TASK OBJECTIVE> Return, without pictures, the lines from the start of the data through the one that contains "([yshift=-0.26cm]sensor.east) -- (ch3.west);".

INFORMATION PROVIDED>
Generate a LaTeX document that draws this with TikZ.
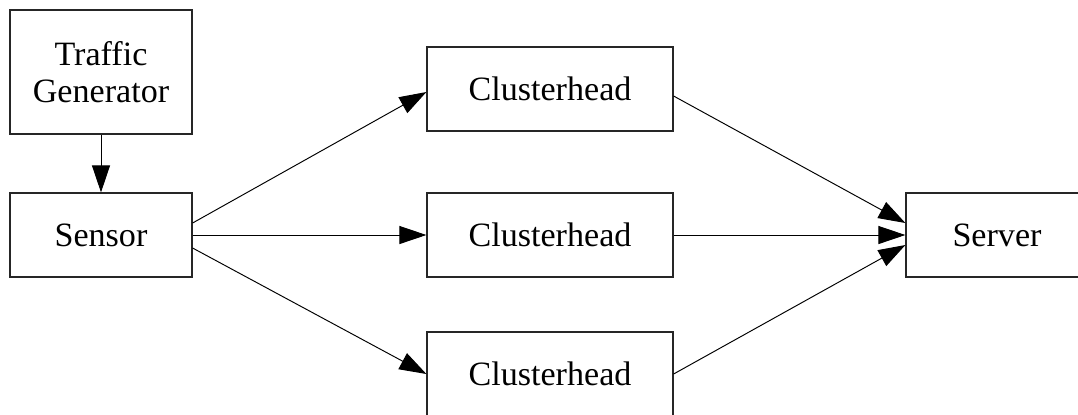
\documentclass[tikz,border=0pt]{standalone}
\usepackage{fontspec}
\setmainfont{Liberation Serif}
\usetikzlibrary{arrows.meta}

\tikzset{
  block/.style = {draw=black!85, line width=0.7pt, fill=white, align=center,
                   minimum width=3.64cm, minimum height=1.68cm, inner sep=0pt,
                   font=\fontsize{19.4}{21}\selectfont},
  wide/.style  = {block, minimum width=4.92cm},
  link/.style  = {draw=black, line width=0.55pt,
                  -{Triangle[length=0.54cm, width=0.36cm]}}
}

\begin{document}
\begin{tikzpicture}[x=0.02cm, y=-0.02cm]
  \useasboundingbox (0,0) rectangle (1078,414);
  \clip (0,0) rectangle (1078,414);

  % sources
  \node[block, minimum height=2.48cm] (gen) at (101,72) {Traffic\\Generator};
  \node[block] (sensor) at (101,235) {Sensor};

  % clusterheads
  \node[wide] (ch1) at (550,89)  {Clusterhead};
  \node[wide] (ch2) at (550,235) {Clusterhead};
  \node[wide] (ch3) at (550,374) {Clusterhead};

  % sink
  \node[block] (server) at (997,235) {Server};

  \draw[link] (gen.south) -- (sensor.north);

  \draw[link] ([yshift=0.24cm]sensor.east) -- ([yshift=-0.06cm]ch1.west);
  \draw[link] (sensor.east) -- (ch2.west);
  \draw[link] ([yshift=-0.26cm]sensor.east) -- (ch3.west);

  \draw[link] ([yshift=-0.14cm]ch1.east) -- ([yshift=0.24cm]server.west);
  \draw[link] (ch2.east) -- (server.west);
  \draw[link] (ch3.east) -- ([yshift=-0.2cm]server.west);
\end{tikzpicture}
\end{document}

EXPECTED ANSWER>
Generate a LaTeX document that draws this with TikZ.
\documentclass[tikz,border=0pt]{standalone}
\usepackage{fontspec}
\setmainfont{Liberation Serif}
\usetikzlibrary{arrows.meta}

\tikzset{
  block/.style = {draw=black!85, line width=0.7pt, fill=white, align=center,
                   minimum width=3.64cm, minimum height=1.68cm, inner sep=0pt,
                   font=\fontsize{19.4}{21}\selectfont},
  wide/.style  = {block, minimum width=4.92cm},
  link/.style  = {draw=black, line width=0.55pt,
                  -{Triangle[length=0.54cm, width=0.36cm]}}
}

\begin{document}
\begin{tikzpicture}[x=0.02cm, y=-0.02cm]
  \useasboundingbox (0,0) rectangle (1078,414);
  \clip (0,0) rectangle (1078,414);

  % sources
  \node[block, minimum height=2.48cm] (gen) at (101,72) {Traffic\\Generator};
  \node[block] (sensor) at (101,235) {Sensor};

  % clusterheads
  \node[wide] (ch1) at (550,89)  {Clusterhead};
  \node[wide] (ch2) at (550,235) {Clusterhead};
  \node[wide] (ch3) at (550,374) {Clusterhead};

  % sink
  \node[block] (server) at (997,235) {Server};

  \draw[link] (gen.south) -- (sensor.north);

  \draw[link] ([yshift=0.24cm]sensor.east) -- ([yshift=-0.06cm]ch1.west);
  \draw[link] (sensor.east) -- (ch2.west);
  \draw[link] ([yshift=-0.26cm]sensor.east) -- (ch3.west);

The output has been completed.